Mr Heseltine simultaneously takes over the committee charged with the "co-ordination and presentation of Government policy", the committee on local government, and the committee on the environment. He also gets a place on virtually all the main Cabinet committees.
But the Cabinet committees list, published yesterday, also underlines the continuing, sometimes under-rated, importance in the Whitehall machine of Tony Newton, Leader of the Commons. Downing Street revealed yesterday that the new committee structure had been agreed at a meeting between Mr Major, Mr Heseltine and Mr Newton.
Mr Newton retains his chairmanship of the Cabinet home affairs committee - which covers most aspects of non-economic domestic policy - and for the first time is included as a recipient of Cabinet papers from the eight-member defence and overseas policy (OPD) committee .
In a series of subtle changes to the Whitehall pecking order which will be greeted with some relief on the Tory right, Michael Howard, the Home Secretary, becomes a member of OPD.
Mr Howard and Ian Lang, another prominent campaigner for Mr Major in the recent leadership contest, are the two new members of that committee. Mr Lang also joins the powerful economic and domestic policy (expenditure) group, ED(X).
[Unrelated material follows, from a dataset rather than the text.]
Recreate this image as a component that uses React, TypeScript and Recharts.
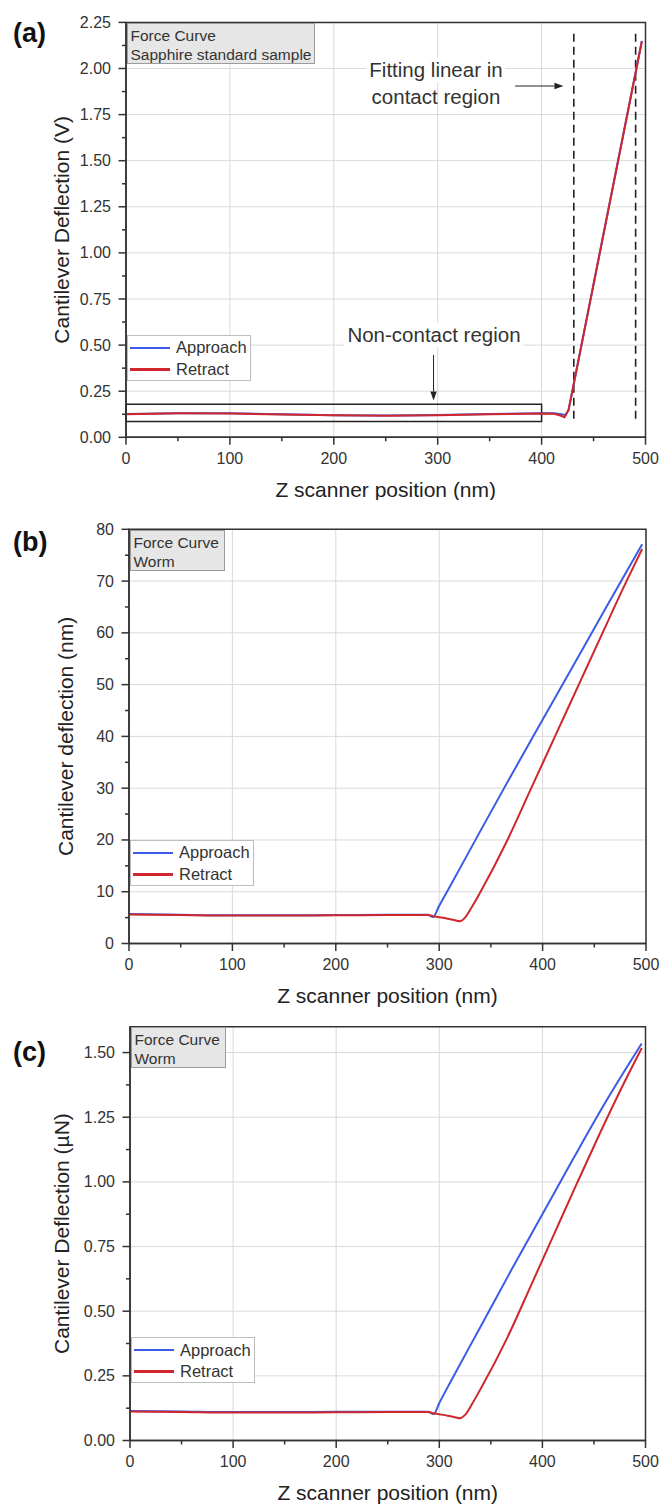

Tory party Kremlinologists will also note that Lord Cranborne, another right-winger, who ran Mr Major's leadership campaign, has been put on the influential European committee OPD(E) which is drawing up policy for the 1996 Inter- Governmental Conference on the future of the EU.
But that is partly offset by the fact that a broadly pro- European left-winger,William Waldegrave, the new Chief Secretary to the Treasury, retains his post on that committee. His predecessor as Chief Secretary, Jonathan Aitken, did not have a seat on the European committee.
The main interest for Whitehall in the new structure is how far Mr Heseltine's ubiquitous presence within it will enable him to force the pace for policies he favours, against opposition from individual departments.
As a veteran Whitehall infighter, Mr Heseltine, who is on as many key committees as Kenneth Clarke, Chancellor of the Exchequer, is said by friends to be planning to ensure that the relevant departmental ministers take credit for specific policy announcements, even if Mr Heseltine is their architect. That is seen as an essential quid pro quo among Heseltine allies for being able to tread far and wide on departmental toes.
The terms of reference for the new economic and domestic policy and competitiveness committee - known as ED(C) - are "to consider issues affecting the UK's competitiveness and other industrial, commercial, consumer competition and regeneration policies; policy on science and technology; the pace of deregulation; and the handling of public sector pay".
In another largely administrative change, a sub-committee dealing with Hong Kong has been subsumed into the parent OPD committee.
Under the new structure, Mr Newton chairs six committees, the Prime Minister five, Mr Heseltine four, and Mr Clarke, one. Downing Street said Mr Major had been keen to rationalise the existing system.